## WHAT TO DO
Only the lines from the start of the data through the line containing "import numpy as np" should be written out, exactly as they are, with both ends included and the pictures left out.
____ RECORDED INFORMATION
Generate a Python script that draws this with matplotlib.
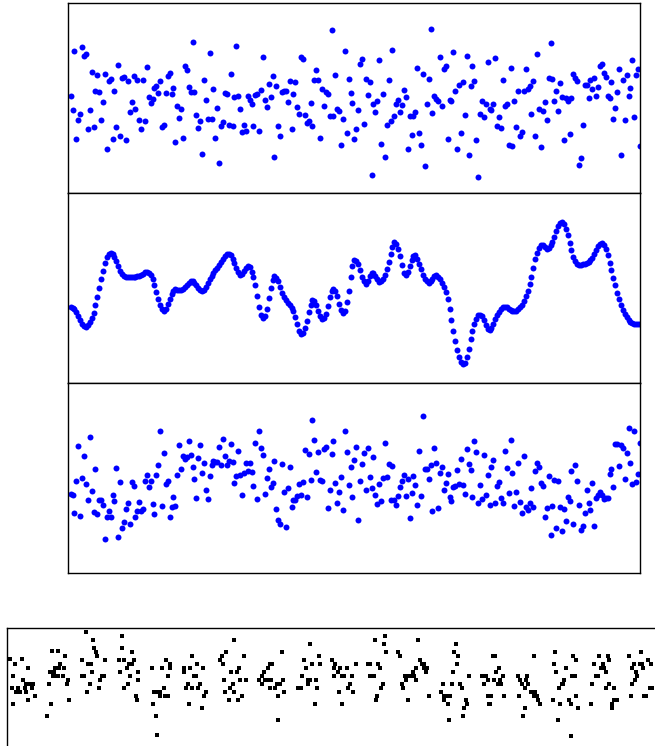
import matplotlib
matplotlib.use("Agg")
import matplotlib.pyplot as plt
import numpy as np

# ---- panel 1 : noisy series (300 samples) ----
panel1_a = [97,83,142,54,73,79,146,137,139,64, 83,121,66,102,118,101,73,91,119,44,
            112,114,54,102,66,128,57,115,116,53, 112,81,91,117,84,113,73,64,113,72,
            126,96,90,94,105,107,100,112,66,68, 100,117,120,99,105,51,87,75,84,55,
            127,123,106,101,151,101,78,65,72,39, 113,93,74,140,74,104,55,85,30,67,
            71,100,99,68,119,67,96,147,97,84, 61,68,62,97,93,89,67,98,99,62, 103]
panel1_b = [136,93,86,109,96,117,36,107,67,57, 101,102,102,91,112,64,99,111,86,79,
            136,134,78,70,72,90,67,113,123,113, 55,104,87,101,99,77,163,77,118,84,
            82,48,74,142,60,114,100,90,54,64, 83,129,134,69,114,98,111,18,89,81,
            92,133,49,99,36,68,113,72,143,77, 89,93,81,88,103,96,44,77,58,77,
            81,125,60,48,119,27,89,114,164,80, 97,94,92,136,87,124,127,54,93]
panel1_c = [92,141,102,44,108,60,111,78,137,38, 107,127,112,53,16,79,92,76,89,131,
            84,83,89,135,67,76,65,113,87,89, 48,125,47,92,66,102,57,61,102,124,
            104,107,79,112,57,139,84,46,82,91, 73,115,150,114,92,102,82,110,96,53,
            95,92,59,95,119,115,112,28,35,68, 108,108,95,113,104,115,97,106,127,129,
            120,116,97,95,111,74,85,101,124,38, 113,73,118,97,105,133,76,118,124,47]

# ---- panel 2 : smooth series (300 samples) ----
panel2_a = [76,75,74,71,67,63,59,57,56,58, 61,65,70,78,86,95,104,112,120,126,
            129,130,129,126,122,117,112,109,107,106, 106,106,106,106,106,107,107,108,109,111,
            111,110,108,104,98,91,84,78,74,72, 74,79,84,89,92,94,93,93,93,94,
            96,98,100,102,102,100,98,95,93,92, 93,96,100,104,107,110,113,115,118,121,
            124,127,129,129,128,124,120,115,111,108, 109,112,115,117,116,111,106,98,87,76,
            68,65,67,74,85,95,103,107,105,102, 96,90,86,83,80,78,75,72,66,59,
            52,49,50,55,62,71,78,83,82,78, 72,67,64,65,69,77,86,92,94,92,
            87,79,73,70,72,81,92,106,117,123]
panel2_b = [122,119,113,106,102,99,102,107,110,110, 107,104,101,102,104,108,114,121,129,136,
            141,139,134,127,118,110,108,111,117,123, 127,128,124,119,114,108,104,102,100,102,
            104,107,108,106,104,100,96,91,84,74, 63,52,42,33,26,21,19,20,26,34,
            44,52,59,64,68,68,67,63,58,54, 53,55,59,64,68,71,74,76,76,76,
            74,73,72,72,72,74,76,78,82,87, 92,99,106,115,124,130,135,138,138,136,
            134,135,138,141,146,152,157,160,161,159, 154,148,140,133,126,122,119,118,118,119,
            119,120,121,123,125,129,133,137,139,140, 138,134,128,120,113,105,98,90,84,78,
            73,69,66,63,61,60,59,59,59,59]

# ---- panel 3 : noisy series around a slow trend (300 samples) ----
panel3_a = [79,78,60,92,127,57,95,117,89,73, 136,82,61,104,59,73,73,68,34,56,
            62,56,78,72,105,36,91,45,51,64, 70,49,91,87,56,62,71,62,64,92,
            98,86,92,69,59,98,108,142,67,120, 89,92,56,66,76,67,98,128,104,117,
            114,116,132,118,106,94,75,115,128,100, 110,83,74,97,108,112,111,111,126,108,
            134,117,108,112,129,111,90,97,122,98, 78,100,110,102,110,101,87,130,74,142, 125]
panel3_b = [118,79,95,104,86,90,112,64,53,49, 109,81,46,85,106,66,73,73,77,89,
            78,91,123,76,119,93,153,133,101,121, 93,92,124,126,65,83,119,132,90,70,
            81,96,63,142,121,88,106,76,113,126, 53,92,109,120,83,125,96,85,116,78,
            69,89,72,95,130,96,109,73,107,73, 68,77,86,92,98,77,94,55,80,97,
            88,68,122,77,157,104,104,94,108,62, 125,110,65,100,106,83,90,99,76]
panel3_c = [72,86,87,103,89,114,88,79,124,109, 103,76,132,121,70,88,74,118,78,98,
            68,106,113,70,87,91,75,70,122,105, 80,133,100,67,81,110,71,60,117,66,
            63,70,85,66,102,110,106,90,87,56, 65,97,38,67,93,45,92,66,42,64,
            52,76,72,102,49,108,92,68,43,47, 60,83,70,63,90,47,75,78,81,78,
            74,75,75,99,104,86,129,129,107,128, 125,94,120,145,110,89,142,91,99,130]

# ---- bottom panel : scattered small squares (x, y) ----
bottom_points = [
    (79,114),(86,106),(115,110),(115,98),(87,98),(45,95),(51,95),(89,94),(125,94),(58,90),(90,90),
    (3,87),(15,87),(75,86),(98,86),(112,86),(117,86),(127,86),(159,86),
    (8,82),(53,82),(81,82),(84,82),(122,82),(125,82),(163,82),
    (21,78),(48,78),(50,78),(52,78),(57,78),(120,78),(145,78),(155,78),(163,78),
    (43,74),(47,74),(85,74),(113,74),(131,74),
    (6,70),(46,70),(49,70),(51,70),(56,70),(75,70),(77,70),(95,70),(97,70),(123,70),(161,70),
    (16,66),(61,66),(93,66),(131,66),
    (19,62),(23,62),(26,62),(42,62),(60,62),(83,62),(121,62),
    (5,58),(11,58),(18,58),(25,58),(92,58),(117,58),(157,58),
    (9,54),(13,54),(19,54),(80,54),(147,54),(150,54),(153,54),
    (28,50),(129,50),(153,50),(158,50),(161,50),
    (21,46),(62,46),(130,46),(6,42),(44,42),(146,42),(40,30),(149,30),(150,11),
    (185,90),(190,82),(177,78),(183,78),(196,78),(177,74),(187,70),(189,70),(181,62),(193,62),
    (179,58),(185,58),(191,58),(199,54),(197,50),(182,42),(195,38),
    (227,106),(219,94),(215,90),(213,86),(216,82),(237,90),(232,78),(230,74),(224,74),(217,66),
    (233,66),(239,66),(226,62),(223,58),(218,54),(227,54),(235,50),(222,46),(231,46),
    (275,94),(265,82),(263,82),(261,78),(257,74),(255,70),(252,66),(258,66),(261,66),(264,66),
    (255,62),(276,66),(263,58),(268,58),(270,62),(273,62),(277,54),(271,50),(271,26),
    (303,102),(312,90),(297,86),(305,82),(313,82),(299,78),(295,70),(301,66),(303,66),(309,66),
    (301,62),(291,58),(294,58),(310,58),(308,42),
    (325,86),(328,82),(327,78),(331,74),(333,78),(340,78),(327,70),(335,70),(337,70),(345,70),
    (343,62),(341,58),(346,54),(332,54),(335,42),(349,82),
    (368,106),(377,102),(378,110),(379,94),(361,82),(363,82),(371,82),(373,78),(363,70),(367,70),
    (376,62),(374,58),(370,50),(369,46),(401,46),
    (391,94),(393,90),(411,106),(413,86),(415,82),(417,82),(417,78),(420,78),(419,74),(409,78),
    (406,74),(405,70),(398,70),(401,70),(407,70),(399,66),(409,66),(395,62),(396,58),(422,50),
    (449,102),(447,94),(451,90),(450,82),(446,74),(462,70),(436,62),(445,62),(453,62),(455,58),
    (434,54),(437,50),(440,50),(443,50),(437,46),(441,42),(459,46),(460,42),(457,38),(456,30),(442,26),
    (475,70),(479,70),(481,66),(477,62),(481,50),(482,42),
    (486,90),(488,90),(492,78),(489,74),(487,66),(493,66),(496,70),(491,62),(494,62),(484,50),
    (497,50),(483,42),
    (527,90),(511,70),(513,66),(515,62),(520,70),(519,66),(521,62),(518,58),(512,50),(524,54),
    (528,54),(530,50),(527,50),(531,46),(533,42),(518,38),(516,30),
    (548,94),(547,82),(549,74),(557,66),(555,62),(556,62),(552,58),(559,78),(566,90),(569,86),
    (565,70),(568,70),(546,46),(553,42),(551,26),(562,46),(564,42),(569,50),(571,38),(564,10),
    (587,82),(592,90),(596,82),(594,78),(597,78),(589,70),(591,70),(601,90),(602,86),(599,74),
    (585,62),(599,58),(602,62),(607,58),(584,42),(605,42),(607,46),(605,38),(610,46),
    (622,90),(625,78),(627,82),(629,74),(630,70),(628,66),(625,62),(624,50),(634,94),(633,82),
    (635,82),(636,78),(641,86),(644,82),(637,50),(639,50),(643,58),(645,58),
]

panel1 = panel1_a + panel1_b + panel1_c
panel2 = panel2_a + panel2_b
panel3 = panel3_a + panel3_b + panel3_c
bottom_x = [p[0] for p in bottom_points]
bottom_y = [p[1] for p in bottom_points]

W, H = 655, 746
fig = plt.figure(figsize=(W / 100, H / 100), dpi=100)


def add_axes(left, top, right, bottom):
    return fig.add_axes([left / W, 1 - bottom / H, (right - left) / W, (bottom - top) / H])


def style(ax):
    ax.set_xticks([])
    ax.set_yticks([])
    for s in ax.spines.values():
        s.set_linewidth(1.0)
        s.set_color("black")


for series, (t, b) in zip([panel1, panel2, panel3], [(3, 193), (193, 383), (383, 573)]):
    ax = add_axes(68, t, 640, b)
    x = np.arange(len(series))
    ax.plot(x, series, "o", color="#0000ff", ms=4.3, mew=0)
    ax.set_xlim(-1.4, 299)
    ax.set_ylim(0, 190)
    style(ax)

axb = add_axes(7, 628, 660, 750)
axb.plot(bottom_x, bottom_y, "s", color="black", ms=3.0, mew=0)
axb.set_xlim(0, 653)
axb.set_ylim(-4, 118)
style(axb)

fig.savefig("out.png", dpi=100)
________
## SOLUTION TO THE PROBLEM
Generate a Python script that draws this with matplotlib.
import matplotlib
matplotlib.use("Agg")
import matplotlib.pyplot as plt
import numpy as np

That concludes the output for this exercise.